We are not prepared to hold that in the absence of a contractual fixing of the values of the respective interests in a property there can be an apportionment of values for tax exemption purposes in situations of the kind under discussion. Such would involve speculative elements, and the rule as stated in the Steiden Stores case is that the construction of transactions of this nature should be as strict as possible to defeat tax exemption. We call attention to Trinity Temple Charities v. City of Louisville, 300 Ky. 172, 188 S.W.2d 91, where a so-called lease of real estate by a charitable institution was held to be in reality a sale, with the purchase installments spread over a period of 20 years, and it was held that the real estate was taxable to the purchaser even though the institution retained a substantial equity at the outset.
We do not say that a particular item of property as to which a charitable or educational institution has the rights of beneficial ownership must in fact be -so used as to produce benefits for the institution in order to be exempt from taxation, but we do say that if the rights of beneficial ownership are vested in some oth
The Whittenbergs are now, and will be until the indebtedness to them is fully paid, the beneficial owners of the property, and until such indebtedness is paid the properties will not be exempt from taxation.
The judgment is affirmed.
Dissenting Opinion
The meaning and effect of Kentucky Constitution Section 170 were fully discussed in City of Louisville v. Presbyterian Orphans Home Society of Louisville, 299 Ky. 566, 186 S.W.2d 194, 199. Different types of charitable and educational institutions were involved in the nine appeals thereby decided. Judge Rees, speaking for the Court in that case, pointed out the liberal policy “long favored in this state” toward the exemptions so granted.
The basis for the tax exemption was expressed as:
“The exemption of property of charitable and educational institutions had always been favored in this state, and there is nothing in the constitutional debates tending to indicate that it was the purpose of the delegates to the convention to reverse or circumscribe the policy theretofore recognized other than to make the exemptions uniform and to limit them to institutions of purely public charity and institutions of education not used for private gain. These kinds of institutions engage in activities which relieve the state and municipalities of burdens which they otherwise would have to assume. As frequently stated by this court, 'both before and after the adoption of the present Constitution, they render what are properly public services, thus relieving the taxpayers of a portion of their burden and justly entitling the institutions to exemption from taxation.”
This relief is recognized in the majority opinion in the instant case.
The majority opinion would distinguish the Presbyterian case from the instant case on the basis of present and future enjoyment of benefits. It is pointed out in the majority opinion, as the basis for the decision therein, that the charitable or educational institution may not receive any monetary benefit until 1965, perhaps 1977, and possibly never. This ignores the fact that the charitable institution has legal title to the property for the sole benefit of the educational institution, and that with each payment on the indebtedness, there is a corresponding increase in the institution’s equity in the property whose value, so far as is shown, is convertible into cash at the present or at any future time. This is a present monetary benefit to the institution since it constitutes a progressive increase in the assets and endowment of the institution.

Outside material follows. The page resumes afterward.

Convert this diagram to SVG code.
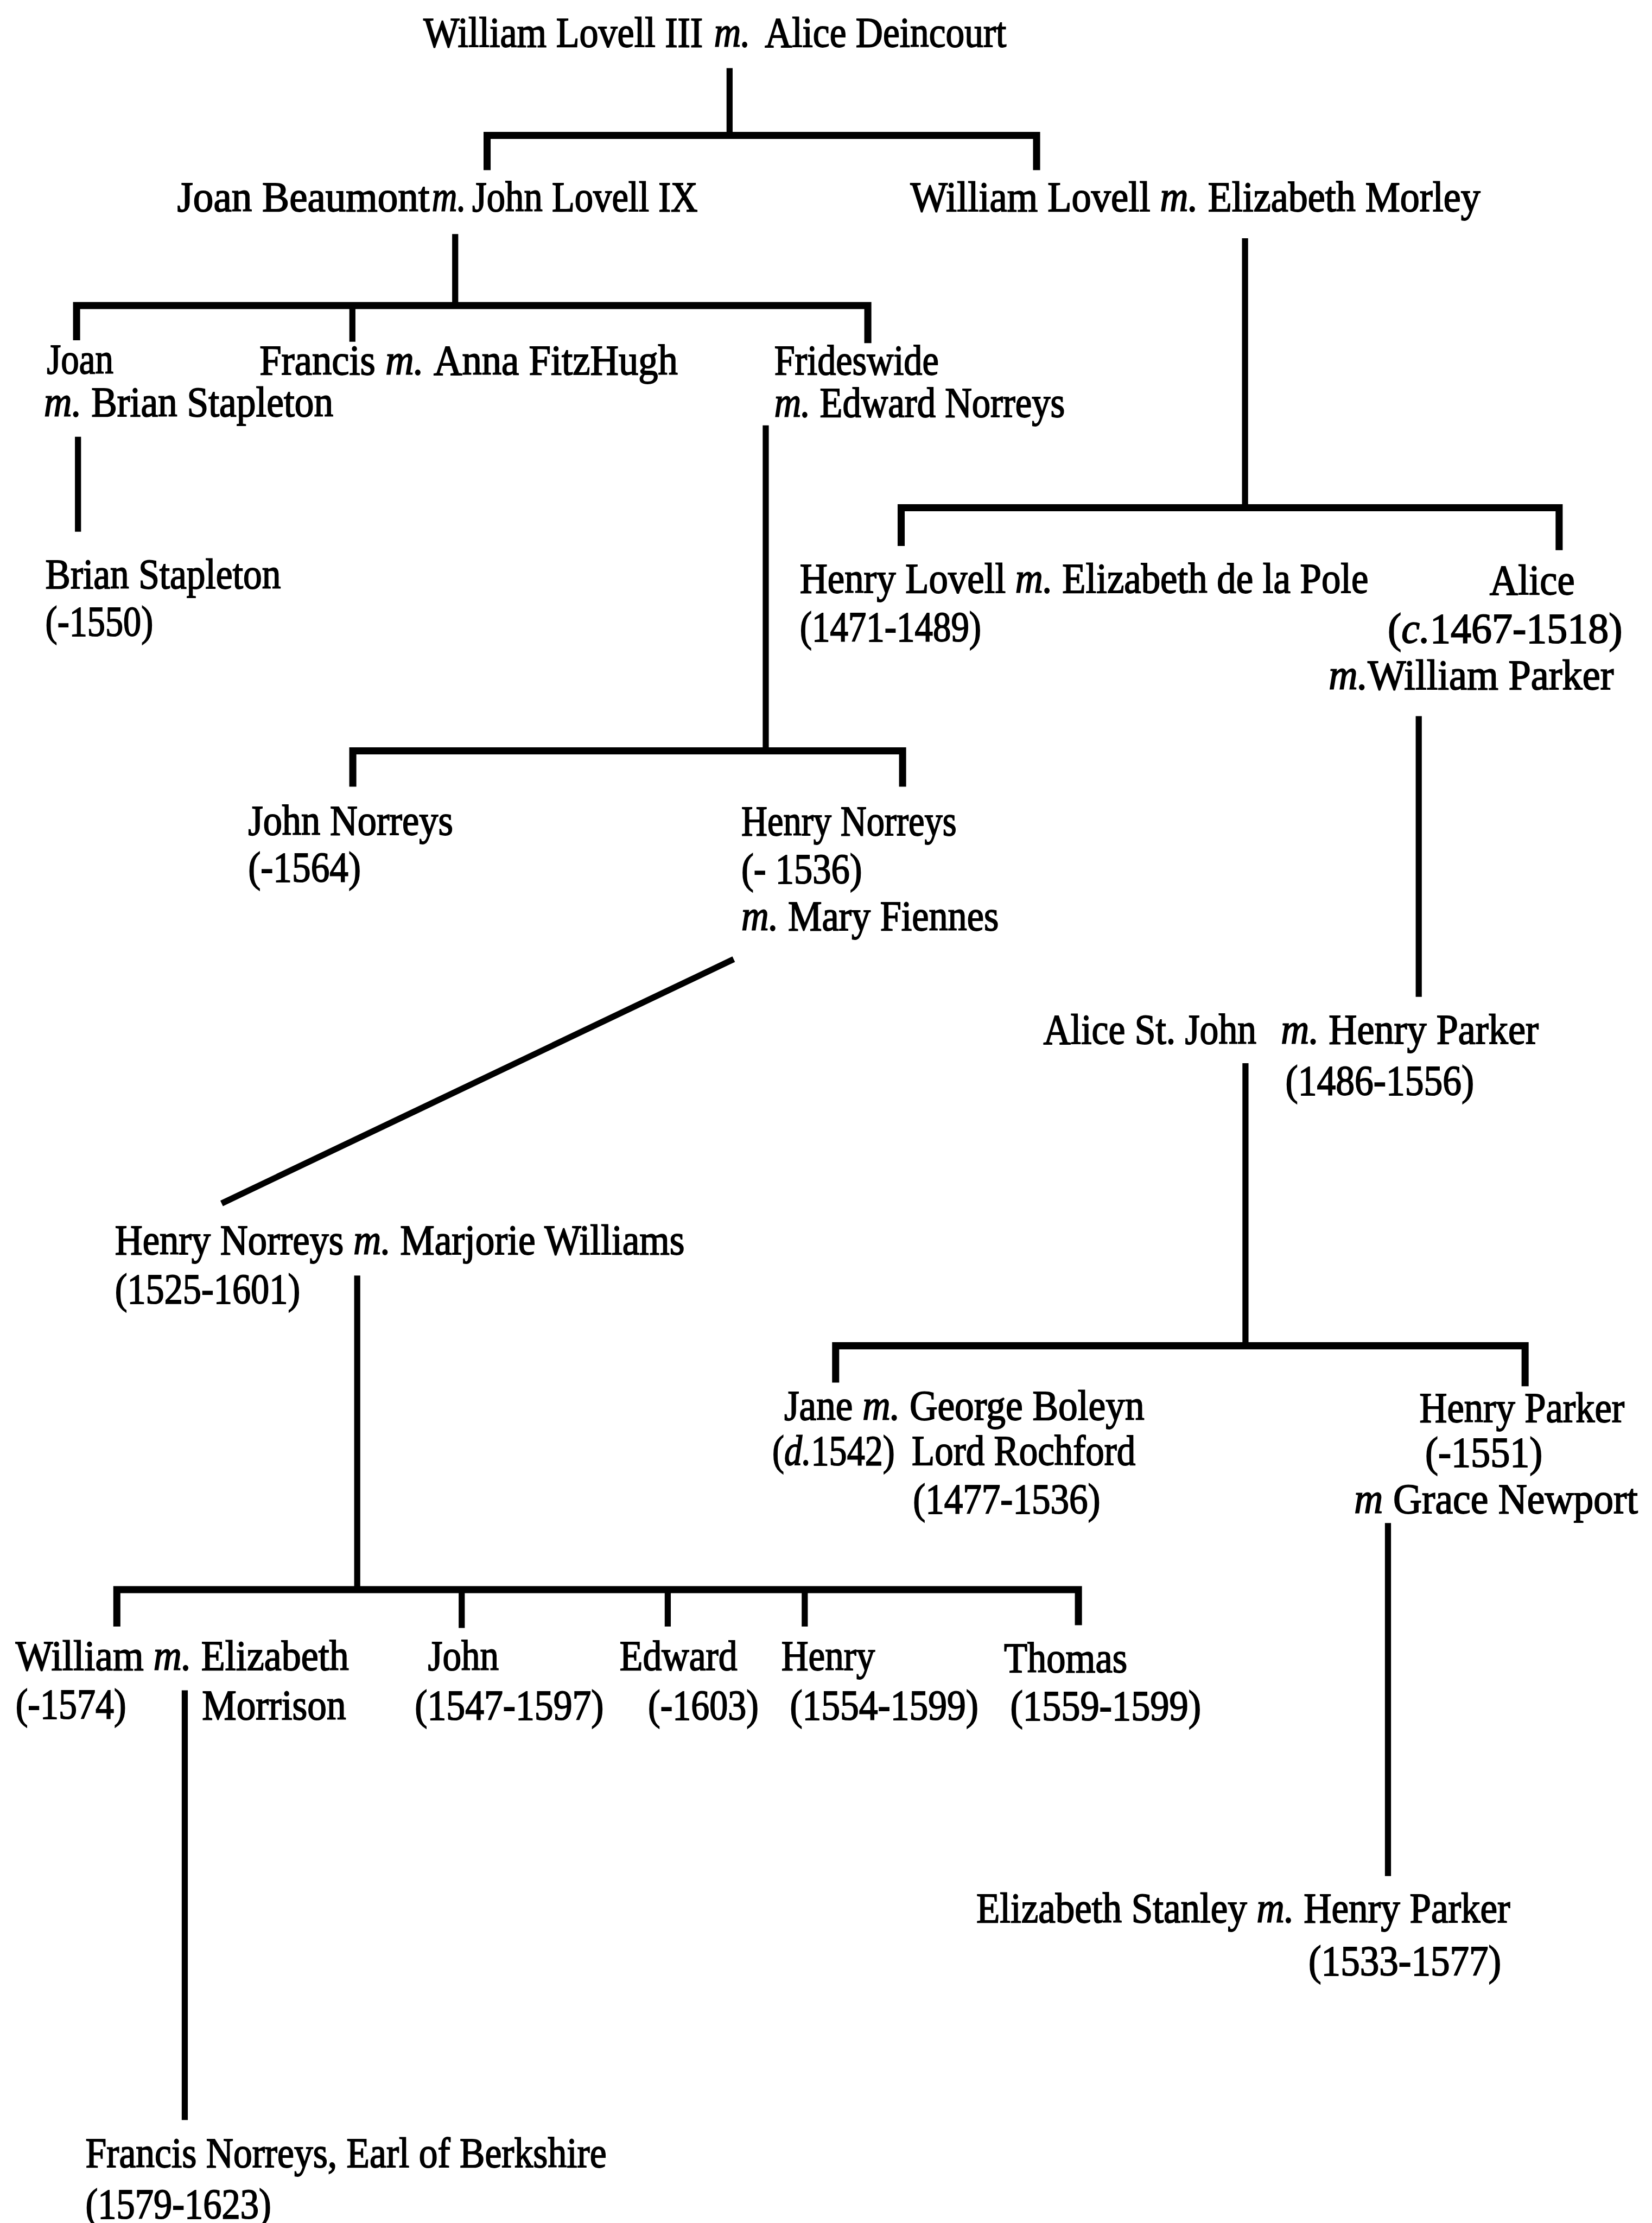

Returning to the purpose of the constitutional section, that is, the institutions render public service which relieve the taxpayers of a portion of their burden, by giving force to the exemption now would mean that the institution will receive a monetary benefit by 1965 which will assist in relieving the taxpayers of their burden. To hold the property taxable under the majority opinion means that such relief will be postponed until 1977. The incongruity of such a holding may be illustrated by saying that a baby is subject to the payment of taxes during the period of gestation but is exempt after birth.
In the Presbyterian case, the Court reaffirmed the definition of income and property included in the exemption, as set forth in Trustees of Kentucky Female Orphan School v. City of Louisville, 100 Ky. 470, 36 S.W. 921, 19 Ky.Law Rep. 1091, 40 L.R.A. 119, in the following language:
“The court concluded that the income of educational institutions 'devoted solely to the cause of education’ means ‘the income of the corporate*578 body’ and not ‘income from the buildings, grounds, etc.’ The court then said: ‘We think, therefore, a proper construction of the language used in the section requires the exemption of the entire property of this institution, wherever situated, and in whatever form its investments may be found.’ ” [299 Ky. 566, 186 S.W.2d 196.]
The latter case was decided five years after this section of the constitution was adopted. The intent of the framers was fresh in the minds of the Court at that time. The effect of the majority opinion is to circumscribe the time-honored holding in the two cases cited, and many times approved.
For these reasons, I am compelled to dissent from the opinion of my able brethren.